Corporate greed is the subject of another doc receiving its UK premiere at the festival. Adapted from French economist Thomas Picketty’s best-selling book of the same name, Capital in the Twenty-First Century (***) offers a useful primer on the growth of capitalism over the last 300 years and looks at where we’re going. The prognosis is not good: with wealth inequality and fascism on the rise and the tech companies shirking their tax obligations, the film imagines a return to the extreme divisions of the 18th and 19th centuries.

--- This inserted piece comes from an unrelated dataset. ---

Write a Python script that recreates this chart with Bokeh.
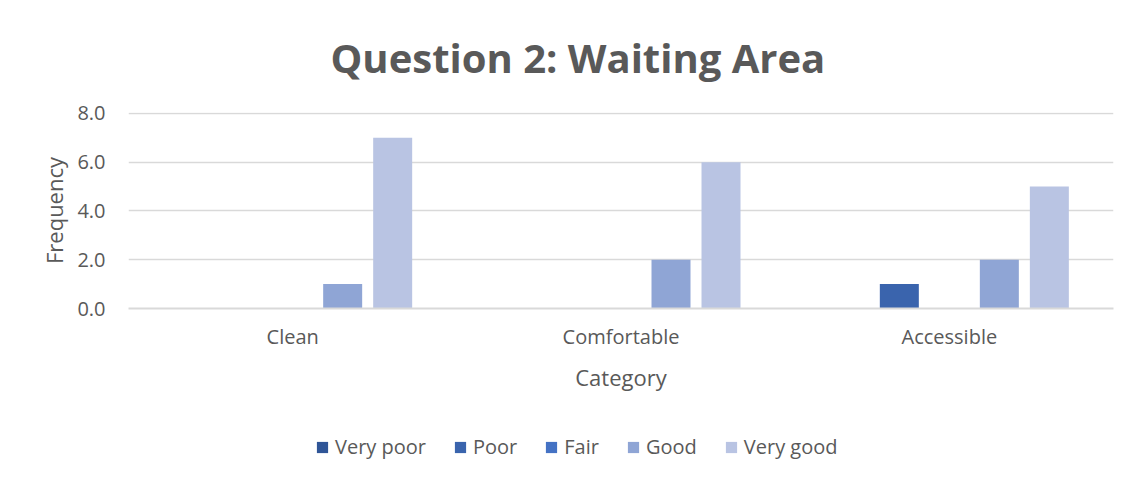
from bokeh.plotting import figure
from bokeh.layouts import column
from bokeh.models import ColumnDataSource, Range1d, FactorRange, Legend, LegendItem, SingleIntervalTicker, NumeralTickFormatter
from bokeh.transform import dodge
from bokeh.embed import file_html
from bokeh.resources import INLINE

categories = ["Clean", "Comfortable", "Accessible"]
series = ["Very poor", "Poor", "Fair", "Good", "Very good"]
very_poor = [0, 0, 0]
poor = [0, 0, 1]
fair = [0, 0, 0]
good = [1, 2, 2]
very_good = [7, 6, 5]
colors = ["#2F5597", "#3A64AD", "#4472C4", "#8FA5D5", "#B9C4E3"]

FONT = "Open Sans"
GRAY = "#595959"

src = ColumnDataSource(dict(cat=categories, vp=very_poor, p=poor, f=fair, g=good, vg=very_good))
cols = ["vp", "p", "f", "g", "vg"]

p = figure(frame_width=985, frame_height=196, x_range=FactorRange(*categories), y_range=Range1d(0, 8.04),
           output_backend="svg", toolbar_location=None,
           min_border_left=128, min_border_right=27, min_border_top=112, min_border_bottom=102)
p.outline_line_color = None

p.title.text = "Question 2: Waiting Area"
p.title.align = "left"
p.title.text_font = FONT
p.title.text_font_size = "40px"
p.title.text_font_style = "bold"
p.title.text_color = GRAY
p.title.standoff = 55
p.title.offset = 202

step = 50 / 328.3
bw = 39 / 328.3
for i, (c, col) in enumerate(zip(cols, colors)):
    p.vbar(x=dodge("cat", (i - 2) * step, range=p.x_range), top=c, width=bw, source=src,
           fill_color=col, line_color=None)

p.yaxis.ticker = SingleIntervalTicker(interval=2)
p.yaxis.formatter = NumeralTickFormatter(format="0.0")
p.yaxis.axis_line_color = None
p.yaxis.major_tick_line_color = None
p.yaxis.minor_tick_line_color = None
p.yaxis.major_label_text_font = FONT
p.yaxis.major_label_text_font_size = "20px"
p.yaxis.major_label_text_color = GRAY
p.yaxis.major_label_standoff = 17
p.yaxis.axis_label = "Frequency"
p.yaxis.axis_label_text_font = FONT
p.yaxis.axis_label_text_font_size = "22px"
p.yaxis.axis_label_text_font_style = "normal"
p.yaxis.axis_label_text_color = GRAY
p.yaxis.axis_label_standoff = 5

p.xaxis.axis_line_color = "#D9D9D9"
p.xaxis.axis_line_width = 2
p.xaxis.major_tick_line_color = None
p.xaxis.minor_tick_line_color = None
p.xaxis.major_label_text_font = FONT
p.xaxis.major_label_text_font_size = "20px"
p.xaxis.major_label_text_color = GRAY
p.xaxis.major_label_standoff = 8
p.xaxis.axis_label = "Category"
p.xaxis.axis_label_text_font = FONT
p.xaxis.axis_label_text_font_size = "22px"
p.xaxis.axis_label_text_font_style = "normal"
p.xaxis.axis_label_text_color = GRAY
p.xaxis.axis_label_standoff = 9

p.xgrid.grid_line_color = None
p.ygrid.grid_line_color = "#D9D9D9"
p.ygrid.grid_line_width = 1.5

# legend strip below the chart
p2 = figure(width=1140, height=74, x_range=FactorRange(*categories), y_range=Range1d(100, 101),
            output_backend="svg", toolbar_location=None,
            min_border_left=12, min_border_right=0, min_border_top=0, min_border_bottom=0)
p2.outline_line_color = None
p2.axis.visible = False
p2.grid.grid_line_color = None
items = []
for i, (c, s, col) in enumerate(zip(cols, series, colors)):
    r = p2.vbar(x=dodge("cat", (i - 2) * step, range=p2.x_range), top=c, width=bw, source=src,
                fill_color=col, line_color=None)
    items.append(LegendItem(label=s, renderers=[r]))

legend = Legend(items=items, orientation="horizontal", location=(187, 24),
                label_text_font=FONT, label_text_font_size="20px", label_text_color=GRAY,
                glyph_width=14, glyph_height=14, label_standoff=6, spacing=27,
                border_line_color=None, background_fill_alpha=0, margin=0, padding=0)
p2.add_layout(legend)

layout = column(p, p2, spacing=0)
open("out.html", "w").write(file_html(layout, INLINE))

Though the documentary’s mix of pop culture reference points and expert analysis can be a little hokey, it remains a compelling history of how we’re in the state we’re in. It also provides economic context for White Riot (****), a blistering, highly entertaining doc tracing the origins and progress of Rock Against Racism (RAR), the punk-and-reggae fuelled cultural fightback against the rising tide of the National Front in 1970s Britain. Reacting to Eric Clapton’s racist endorsement of Enoch Powell and David Bowie’s flirtation with fascism, the movement’s clear-eyed organisers helped mobilise the youth of the day with dedicated gigs and publications that sent an unambiguous message about racism’s unacceptability in a modern society – a message that is, sadly, as relevant today as it was then.

Director Rubika Shah appropriates the brash cut-and-past style of RAR’s Temporary Hoarding fanzine to good effect to bolster some incredible archival footage, such as The Clash performing the titular song at the movement’s triumphant Victoria Park rally in 1978.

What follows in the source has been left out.